You have to think that we continue to procreate and recreate and create and tally forth because, on balance, we, as a people, commit more acts of kindness than acts of unkindness. We aid and abet rather than kick, topple and destroy.
Yesterday, on that terribly delayed bus from Minneapolis to Chicago with a stop in Madison, I saw more compassion than complaint, more sympathy than anger. It made the ride that much better for everyone.
Do you remember my issue of early April? My little purse fell out of my backpack on an Air France flight. I lost then and there all ID cards and credit cards, as well as some 150 Euros in cash. I filled out search forms and made inquiries and got nowhere. Form emails told me that if I do not hear from Air France within two weeks, I should assume all was lost and proceed accordingly.

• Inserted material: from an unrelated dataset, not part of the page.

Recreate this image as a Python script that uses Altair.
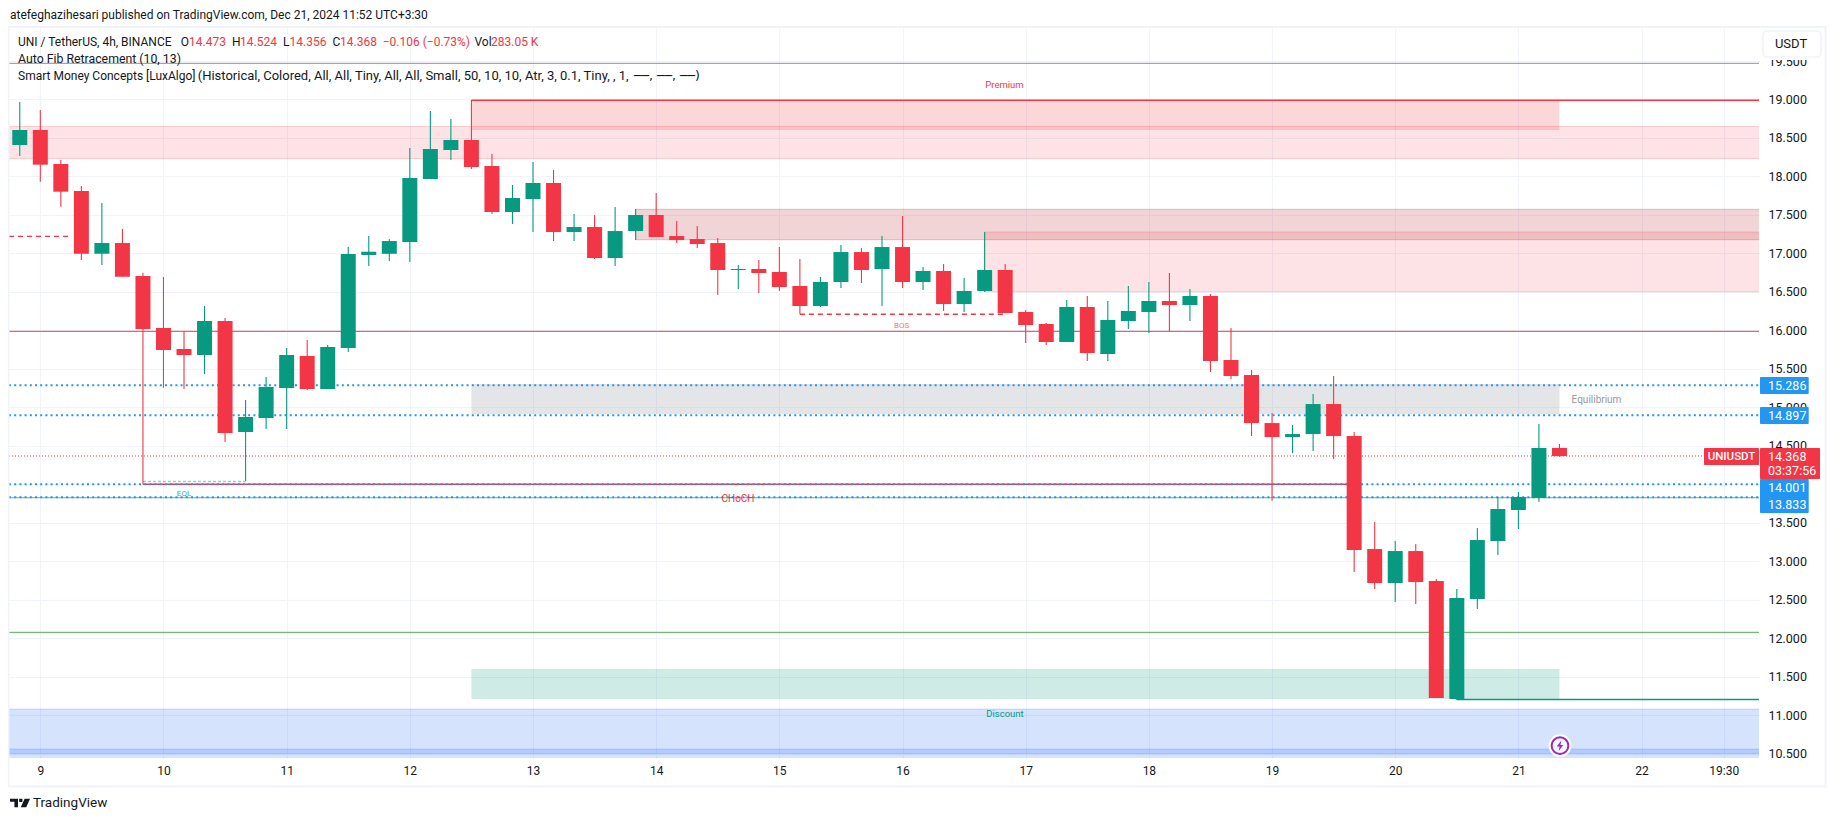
import altair as alt
import pandas as pd

bar_index = list(range(-1, 75))
opens = [18.409,18.604,18.162,17.811,16.996,17.135,16.707,16.031,15.758,15.680,16.122,14.680,14.862,15.251,15.667,15.238,15.771,16.980,16.995,17.148,17.967,18.344,18.474,18.136,17.538,17.707,17.915,17.278,17.343,16.940,17.291,17.499,17.226,17.187,17.135,16.785,16.798,16.759,16.577,16.317,16.629,17.018,16.798,17.083,16.629,16.772,16.343,16.512,16.785,16.239,16.083,15.849,16.304,15.693,16.122,16.239,16.382,16.330,16.447,15.615,15.420,14.796,14.614,14.653,15.043,14.627,13.159,12.717,13.133,12.743,11.210,12.510,13.263,13.666,13.822,14.473]
highs = [18.968,18.864,18.214,17.876,17.655,17.317,16.750,16.694,15.988,16.317,16.161,15.095,15.394,15.771,15.875,15.810,17.083,17.226,17.187,18.370,18.851,18.747,18.994,18.292,17.889,18.188,18.084,17.512,17.499,17.603,17.577,17.785,17.421,17.356,17.200,16.850,16.915,17.083,16.927,16.694,17.110,17.070,17.226,17.486,16.824,16.863,16.681,17.278,16.863,16.265,16.096,16.395,16.447,16.382,16.577,16.629,16.746,16.538,16.473,16.031,15.485,14.926,14.770,15.173,15.407,14.680,13.510,13.263,13.224,12.769,12.639,13.432,13.835,13.900,14.784,14.524]
lows = [18.266,17.932,17.607,16.914,16.850,16.697,14.004,15.255,15.238,15.433,14.550,14.043,14.719,14.719,15.225,15.238,15.719,16.837,16.902,16.888,17.967,18.214,18.097,17.512,17.382,17.278,17.161,17.161,16.927,16.837,17.174,17.213,17.135,17.070,16.460,16.538,16.486,16.512,16.213,16.304,16.551,16.616,16.317,16.551,16.525,16.252,16.239,16.499,16.226,15.836,15.810,15.849,15.602,15.602,16.018,15.966,15.992,16.122,15.459,15.368,14.627,13.787,14.407,14.432,14.328,12.860,12.639,12.470,12.444,11.223,11.197,12.380,13.081,13.419,13.770,14.356]
closes = [18.604,18.153,17.802,16.996,17.135,16.697,16.018,15.745,15.680,16.122,14.667,14.875,15.264,15.680,15.238,15.784,16.993,17.022,17.161,17.980,18.357,18.474,18.123,17.538,17.720,17.915,17.278,17.343,16.940,17.291,17.499,17.213,17.174,17.122,16.785,16.798,16.746,16.564,16.317,16.629,17.018,16.785,17.083,16.629,16.772,16.343,16.512,16.785,16.226,16.070,15.849,16.304,15.706,16.135,16.252,16.382,16.330,16.447,15.602,15.407,14.796,14.614,14.653,15.043,14.627,13.146,12.717,13.133,12.730,11.223,12.522,13.276,13.679,13.835,14.472,14.368]

price_ticks = [10.5,11.0,11.5,12.0,12.5,13.0,13.5,14.0,14.5,15.0,15.5,16.0,16.5,17.0,17.5,18.0,18.5,19.0,19.5]
time_ticks = [0,6,12,18,24,30,36,42,48,54,60,66,72,78,82]
time_labels = ["9","10","11","12","13","14","15","16","17","18","19","20","21","22","19:30"]

GREEN, RED = "#089981", "#f23645"
FONT = "Roboto"
TEXT = "#131722"
W, H = 1750, 730
XMIN, XMAX = -1.525, 83.72
YMIN, YMAX = 10.444, 19.929
xs = alt.Scale(domain=[XMIN, XMAX], nice=False, zero=False, padding=0)
ys = alt.Scale(domain=[YMIN, YMAX], nice=False, zero=False, padding=0)

df = pd.DataFrame(dict(i=bar_index, o=opens, h=highs, l=lows, c=closes))
df["col"] = [GREEN if c >= o else RED for o, c in zip(opens, closes)]

label_expr = "{" + ",".join(f"'{v}':'{t}'" for v, t in zip(time_ticks, time_labels)) + "}[datum.value]"

x_axis = alt.Axis(
    values=time_ticks, labelExpr=label_expr, grid=True, gridColor="#f0f3fa", gridWidth=1,
    domain=False, ticks=False, labelColor=TEXT, labelFont=FONT, labelFontSize=12,
    labelPadding=7, title=None, labelOverlap=False, labelFlush=False)
y_axis = alt.Axis(
    orient="right", values=price_ticks, format=".3f", grid=True, gridColor="#f0f3fa", gridWidth=1,
    domain=False, ticks=False, labelColor=TEXT, labelFont=FONT, labelFontSize=12.5,
    labelPadding=9, title=None, labelOverlap=False, labelBound=False)


def X(field):
    return alt.X(field, scale=xs, axis=x_axis)


def Y(field):
    return alt.Y(field, scale=ys, axis=y_axis)


# zones: x start, x end, top, bottom, fill, fill opacity, edge opacity
z_x0 = [-3, 21, 29, 46, 21, 21, -3, -3]
z_x1 = [86, 74, 86, 86, 74, 74, 86, 86]
z_top = [18.652, 18.994, 17.573, 17.278, 15.303, 11.600, 11.080, 10.560]
z_bot = [18.231, 18.604, 17.178, 16.502, 14.914, 11.210, 10.500, 10.300]
z_fill = ["#f23645", "#f23645", "#b22833", "#f23645", "#787b86", "#089981", "#226cf4", "#226cf4"]
z_op = [0.14, 0.2, 0.2, 0.14, 0.2, 0.2, 0.19, 0.19]
z_edge = [0.2, 0, 0.25, 0.2, 0, 0, 0.2, 0.2]
zones = pd.DataFrame(dict(x0=z_x0, x1=z_x1, top=z_top, bot=z_bot, fill=z_fill, op=z_op, edge=z_edge))

base = alt.Chart(zones).mark_rect(clip=True, strokeWidth=1).encode(
    x=X("x0:Q"), x2="x1:Q", y=Y("top:Q"), y2="bot:Q",
    fill=alt.Fill("fill:N", scale=None),
    fillOpacity=alt.FillOpacity("op:Q", scale=None),
    stroke=alt.Stroke("fill:N", scale=None),
    strokeOpacity=alt.StrokeOpacity("edge:Q", scale=None),
)


def hline(price, x0, x1, color, width=1.0, dash=None, opacity=1.0):
    kw = {"strokeDash": dash} if dash else {}
    d = pd.DataFrame(dict(x0=[x0], x1=[x1], p=[price]))
    return alt.Chart(d).mark_rule(color=color, strokeWidth=width, clip=True, opacity=opacity, **kw).encode(
        x=X("x0:Q"), x2="x1:Q", y=Y("p:Q"))


lines = [
    hline(19.470, XMIN, XMAX, "#8a90ab", 1.0),
    hline(18.990, 21, XMAX, RED, 1.3),
    hline(15.988, XMIN, XMAX, "#ef3e3e", 1.0),
    hline(12.077, XMIN, XMAX, "#4caf50", 1.0),
    hline(13.826, XMIN, XMAX, "#6fb36f", 1.0),
    hline(11.205, 69, XMAX, GREEN, 1.5),
    hline(14.000, 5, 64, RED, 1.6),
    hline(16.209, 37, 47, RED, 1.4, [5, 4]),
    hline(17.222, XMIN, 1.4, RED, 1.2, [5, 4]),
    hline(15.286, XMIN, XMAX, "#2196f3", 2, [2, 3.2]),
    hline(14.897, XMIN, XMAX, "#2196f3", 2, [2, 3.2]),
    hline(14.001, XMIN, XMAX, "#2196f3", 2, [2, 3.2]),
    hline(13.833, XMIN, XMAX, "#2196f3", 2, [2, 3.2]),
    hline(14.368, XMIN, XMAX, RED, 1, [1, 2]),
    hline(14.035, 5, 10, GREEN, 1.5, [3, 2], opacity=0.45),
]

wicks = alt.Chart(df).mark_rule(strokeWidth=1.1).encode(
    x=X("i:Q"), y=Y("h:Q"), y2="l:Q", color=alt.Color("col:N", scale=None))
bodies = alt.Chart(df).mark_bar(size=15, orient="vertical").encode(
    x=X("i:Q"), y=Y("o:Q"), y2="c:Q", color=alt.Color("col:N", scale=None))

ONE = alt.Data(values=[{"a": 1}])


def px(x):
    return x - 9


def py(y):
    return y - 28


def box(x0, y0, x1, y1, fill="transparent", stroke=None, sw=1.0, radius=0):
    kw = {"stroke": stroke, "strokeWidth": sw} if stroke else {}
    if radius:
        kw["cornerRadius"] = radius
    return alt.Chart(ONE).mark_rect(fill=fill, **kw).encode(
        x=alt.value(px(x0)), x2=alt.value(px(x1)), y=alt.value(py(y0)), y2=alt.value(py(y1)))


def txt(s, x, y, color=TEXT, size=12, align="left", font=FONT, weight="normal", opacity=1.0):
    return alt.Chart(ONE).mark_text(color=color, fontSize=size, align=align, baseline="middle",
                                    font=font, fontWeight=weight, opacity=opacity).encode(
        text=alt.value(s), x=alt.value(px(x)), y=alt.value(py(y)))


LOGO = "M-1 -.42 H-.2 V.42 H-.56 V-.12 H-1 Z M-.08 -.42 H.24 V-.1 H-.08 Z M.46 -.42 H1 L.62 .42 H.08 Z"
BOLT = "M.25 -1 L-.62 .15 H-.08 L-.25 1 L.62 -.15 H.08 Z"


def symbol(x, y, size, **kw):
    return alt.Chart(ONE).mark_point(size=size, **kw).encode(x=alt.value(px(x)), y=alt.value(py(y)))


BLUE = "#2196f3"
chrome = [
    box(8.5, 27, 1825.5, 786.5, stroke="#f0f3fa", sw=2),
    box(1760, 28, 1824, 60, fill="#ffffff"),
    box(1763, 31, 1821, 57, fill="#ffffff", stroke="#f0f3fa", sw=1.6, radius=4),
    txt("USDT", 1791, 44, size=13, align="center"),
    txt("atefeghazihesari published on TradingView.com, Dec 21, 2024 11:52 UTC+3:30", 10, 15, size=12),
    txt("UNI / TetherUS, 4h, BINANCE", 18, 41.5),
    txt("O", 180.7, 41.5), txt("14.473", 189, 41.5, RED),
    txt("H", 232, 41.5), txt("14.524", 240, 41.5, RED),
    txt("L", 283, 41.5), txt("14.356", 289.5, 41.5, RED),
    txt("C", 332.5, 41.5), txt("14.368", 340, 41.5, RED),
    txt("\u22120.106 (\u22120.73%)", 382.7, 41.5, RED),
    txt("Vol", 474.5, 41.5), txt("283.05 K", 491, 41.5, RED),
    txt("Auto Fib Retracement (10, 13)", 18, 59, size=12.3),
    txt("Smart Money Concepts [LuxAlgo]", 18, 76),
    txt("(Historical, Colored, All, All, Tiny, All, All, Small, 50, 10, 10, Atr, 3, 0.1, Tiny, , 1,", 197.7, 76, size=13),
    txt("\u2500\u2500, \u2500\u2500, \u2500\u2500)", 634, 76, size=12.5, font="DejaVu Sans"),
    txt("Premium", 1004.5, 85, RED, 9.5, "center"),
    txt("Discount", 1005, 713.5, GREEN, 9.5, "center"),
    txt("Equilibrium", 1596.5, 400, "#9598a1", 10, "center"),
    txt("CHoCH", 738, 499, RED, 10, "center"),
    txt("BOS", 901.7, 325.7, RED, 8, "center", opacity=0.7),
    txt("EQL", 184, 493.5, GREEN, 8, "center", opacity=0.8),
    box(1760, 377, 1808.7, 394, fill=BLUE, radius=1),
    txt("15.286", 1768, 385.8, "#ffffff", 12.5),
    box(1760, 407, 1808.7, 424, fill=BLUE, radius=1),
    txt("14.897", 1768, 415.8, "#ffffff", 12.5),
    box(1760, 479, 1808.7, 513, fill=BLUE, radius=1),
    txt("14.001", 1768, 487.8, "#ffffff", 12.5),
    txt("13.833", 1768, 504.8, "#ffffff", 12.5),
    box(1760, 448, 1820, 479, fill=RED, radius=1),
    txt("14.368", 1768, 456.8, "#ffffff", 12.5),
    txt("03:37:56", 1768, 470.6, "#ffffff", 12.5),
    box(1704, 448, 1759, 465, fill=RED, radius=1),
    txt("UNIUSDT", 1731.5, 456.8, "#ffffff", 11.5, "center", weight=500),
    symbol(1560, 745.7, 430, filled=True, fill="#ffffff", stroke="#ffffff", shape="circle", opacity=1),
    symbol(1560, 745.7, 280, filled=True, fill="#f3f6fe", stroke="#9c27b0", strokeWidth=2, shape="circle", opacity=1),
    symbol(1560, 745.7, 110, filled=True, fill="#9c27b0", strokeWidth=0, shape=BOLT, opacity=1),
    symbol(20, 803, 400, filled=True, fill=TEXT, strokeWidth=0, shape=LOGO, opacity=1),
    txt("TradingView", 33, 803, TEXT, 13.5),
]

chart = alt.layer(base, *lines, wicks, bodies, *chrome).properties(
    width=W, height=H,
    padding={"left": 1, "top": 20, "right": 68, "bottom": 55},
    autosize=alt.AutoSizeParams(type="none"),
    background="#ffffff",
).configure_view(stroke=None)

chart.save("out.html", embed_options={"renderer": "svg", "actions": False})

So I proceeded accordingly ...until, lo, almost two months later, I received an email that my purse had been found and I could have it back for a mere 65 Euro (maybe $85) shipping fee.
I hesitated for a long long time. Most cards had been replaced. The purse had been replaced. The wallet had been replaced. Okay, a new UW ID was still on my "to do" list, but there, the fee is a mere $25. Surely less than 65 Euros. No brainer: let it go.
You have to think that we continue to procreate and recreate and tally forth because, on balance, we as a people commit more acts of kindness than acts of unkindness...
Last week I finally became comfortable with sending in 65 Euros for the purse. I knew, deep inside I knew, that doing the right thing (sending back the purse, with the 150 Euros in it) would feel good for the finder of it and that given the chance, most would err on the side of good.
Today, the package came.
We tore open the many protective layers, we took out the old tattered little bag, we looked inside. Aha. All credit cards (now cancelled, but still...) and ID cards accounted for.
And the money purse is there as well.
I open it and peak inside.
No bills. No 150 Euros.
Almost as a joke, I think, the person left behind the coins: 1 Euro and 65 cents.
I felt deeply disappointed. In human kind, in the spirit that pushes us toward survival of the kindest, the best of the lot, the fair, the honest.
But then I thought: well, say a passenger finds the bag wedged under the seat. She picks it up, looks inside. She wants to give it up in its entirety, but then she thinks – if I give it to the Air France agent, then either the agent, or the lost and found agent, or the shipping agent will pull the cash right out of it. So it may as well be me who gets the bonanza. Why should I make it easy for someone else to profit unfairly from my honesty?
So the better (for me) interpretation is that we are all good people at heart. We just don’t fully trust that the next person will also be a good person.
And I wont contribute to that thought process by being, henceforth, distrustful. I prefer to remember the many many conversations that took place between strangers on the curb in Minneapolis, waiting for five hours for the bus to come. Kind, good people who opened their souls with stories of life’s tragedies and good deeds. My kind of people.